The ceremony, held in the Atrium of Clayton State’s Harry S. Downs Center, was attended by members of both institutions, Clayton County Chamber of Commerce officials, Officials from the TCSG, and supply chain management industry representatives, representing the additional economic development significance of the agreement.
According to Clayton State‘s Director of the University’s Center for Supply Chain Management John Mascaritolo, the 2+2 scenario will allow Atlanta Tech students who graduate from the Technical College System of Georgia institution with a two-year A.S. degree in supply chain to transfer directly into the supply chain program in College of Business at Clayton State for another two years to finish their supply chain bachelor’s degree. Mascaritolo and the dean of the College of Business at Clayton State, Dr. Avi Mukherjee, both also point out the historic nature of the agreement, as previous articulation agreements between USG and TCSG institutions have been limited to A.A.S. degree holders receiving partial credit for their technical college work.
“The door is now also open in the future for transfers between Clayton State and Atlanta Tech in other business degrees,” adds Mascaritolo, who also stated his hope that other units of the TCSG would ultimately become involved.
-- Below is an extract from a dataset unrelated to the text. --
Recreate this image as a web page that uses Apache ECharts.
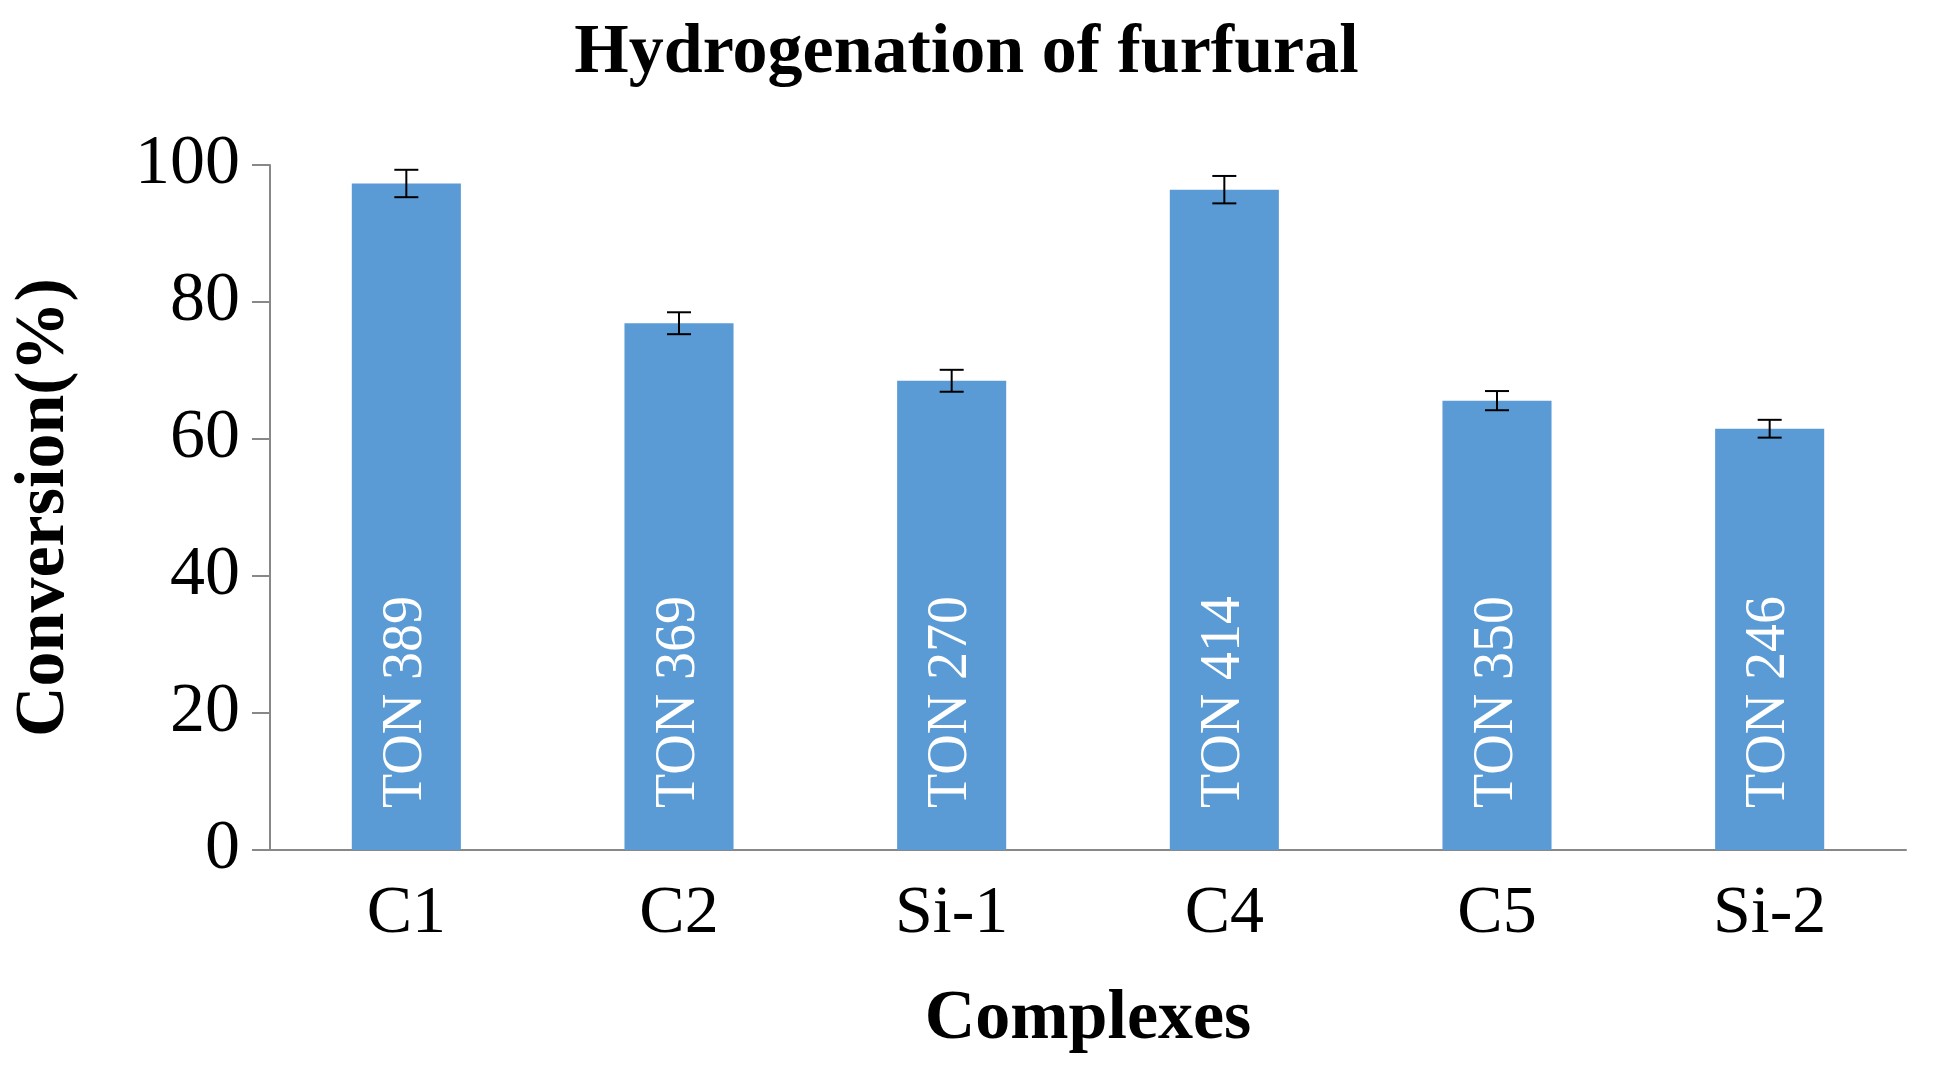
<!DOCTYPE html>
<html>
<head>
<meta charset="utf-8">
<script src="https://cdn.jsdelivr.net/npm/echarts@6/dist/echarts.min.js"></script>
<style>html,body{margin:0;padding:0;background:#fff}#chart{width:1933px;height:1090px}</style>
</head>
<body>
<div id="chart"></div>
<script>
// data
var categories = ['C1', 'C2', 'Si-1', 'C4', 'C5', 'Si-2'];
var conversion = [97.3, 76.9, 68.5, 96.4, 65.6, 61.5];
var errors = [2.0, 1.6, 1.6, 2.0, 1.4, 1.3];
var tonLabels = ['TON 389', 'TON 369', 'TON 270', 'TON 414', 'TON 350', 'TON 246'];

var font = 'Liberation Serif';
var myChart = echarts.init(document.getElementById('chart'));

var errData = conversion.map(function (v, i) { return [i, v - errors[i], v + errors[i]]; });

myChart.setOption({
  animation: false,
  title: {
    text: 'Hydrogenation of furfural', left: 'center', top: 14,
    textStyle: { fontFamily: font, fontWeight: 'bold', fontSize: 70, color: '#000' }
  },
  grid: { left: 270, right: 27, top: 165, bottom: 240 },
  xAxis: {
    type: 'category', data: categories,
    name: 'Complexes', nameLocation: 'middle', nameGap: 135,
    nameTextStyle: { fontFamily: font, fontWeight: 'bold', fontSize: 70, color: '#000' },
    axisLine: { lineStyle: { color: '#888', width: 2 } },
    axisTick: { length: 18, lineStyle: { color: '#888', width: 2 } },
    axisLabel: { fontFamily: font, fontSize: 68, color: '#000', margin: 30 }
  },
  yAxis: {
    type: 'value', min: 0, max: 100, interval: 20,
    name: 'Conversion(%)', nameLocation: 'middle', nameGap: 190,
    nameTextStyle: { fontFamily: font, fontWeight: 'bold', fontSize: 70, color: '#000' },
    axisLine: { show: true, lineStyle: { color: '#888', width: 2 } },
    axisTick: { show: true, length: 18, lineStyle: { color: '#888', width: 2 } },
    splitLine: { show: false },
    axisLabel: { fontFamily: font, fontSize: 70, color: '#000', margin: 30 }
  },
  series: [{
    type: 'bar', data: conversion, barWidth: '40%',
    itemStyle: { color: '#5b9bd5' },
    label: {
      show: true, position: 'insideBottom', rotate: 90, align: 'left', verticalAlign: 'middle',
      distance: 42, color: '#fff', fontFamily: font, fontSize: 56,
      formatter: function (p) { return tonLabels[p.dataIndex]; }
    }
  }, {
    type: 'custom', data: errData, z: 10,
    renderItem: function (params, api) {
      var lo = api.coord([api.value(0), api.value(1)]);
      var hi = api.coord([api.value(0), api.value(2)]);
      var w = 12;
      var st = { stroke: '#000', lineWidth: 2 };
      return { type: 'group', children: [
        { type: 'line', shape: { x1: lo[0], y1: lo[1], x2: hi[0], y2: hi[1] }, style: st },
        { type: 'line', shape: { x1: lo[0] - w, y1: lo[1], x2: lo[0] + w, y2: lo[1] }, style: st },
        { type: 'line', shape: { x1: hi[0] - w, y1: hi[1], x2: hi[0] + w, y2: hi[1] }, style: st }
      ] };
    }
  }]
});
</script>
</body>
</html>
Mascaritolo started the supply chain programs at both Clayton State and Atlanta Tech. Indeed, in 2010, Atlanta Technical College became the first school in the technical college system to offer a degree in supply chain management. The two-plus-two plan aligns the two school’s programs, allowing Atlanta Tech supply chain management graduates to continue their studies and earn a bachelor’s degree in the field.
“Giving our students a path to the higher degree was always part of our long-term vision,” said Kemith H. Thompson, Atlanta Tech supply chain management program manager. “An agreement with Clayton State is ideal for student advancement. Clayton State has a robust bachelor and master’s degree programs and their location is close. A bachelor’s degree will give our students greater career opportunities.”
“This is a first in the history of Atlanta Technical College, a true two-plus-two agreement that allows a seamless transition between Atlanta Tech and Clayton State,” said Thomas prior to the signing ceremony.
At Atlanta Tech, students complete their core college courses and gain a foundational understanding of the supply chain infrastructure. “We introduce them to the big picture and prepare them for entry-level jobs, such as supply chain analysts,” said Thompson. “By continuing their studies at Clayton State, they’ll learn additional methodologies and specialties. A bachelor’s degree will qualify them for management positions.”
To bridge the gaps of technical and university education, Atlanta Tech aligned their core courses more closely with Georgia’s university system. They also changed the degree from the traditional associate of applied science to an associate of science degree, giving supply chain students smoother access to the College of Business at Clayton State and other universities.
Students aiming for a bachelor’s degree in this field may choose to take their first two years of classes at Atlanta Tech. “They can get their requirements out of the way at a much lower cost,” said Thompson. “That’s a good option for anyone.”
The new agreement also provides a significant economic development boost for Clayton County. In his remarks prior to the signing, Hynes noted that, “one of the keys of the Clayton County Economic Development Plan is supply chain” and noted the efforts of the Clayton County Chamber of Commerce, the Clayton County Board of Commissioners, and the Clayton County Development Authority in creating that plan.
“There’s a strong commitment to workforce development here, and the Clayton County Economic Development Plan recognizes the impact on workforce development of higher education,” he added.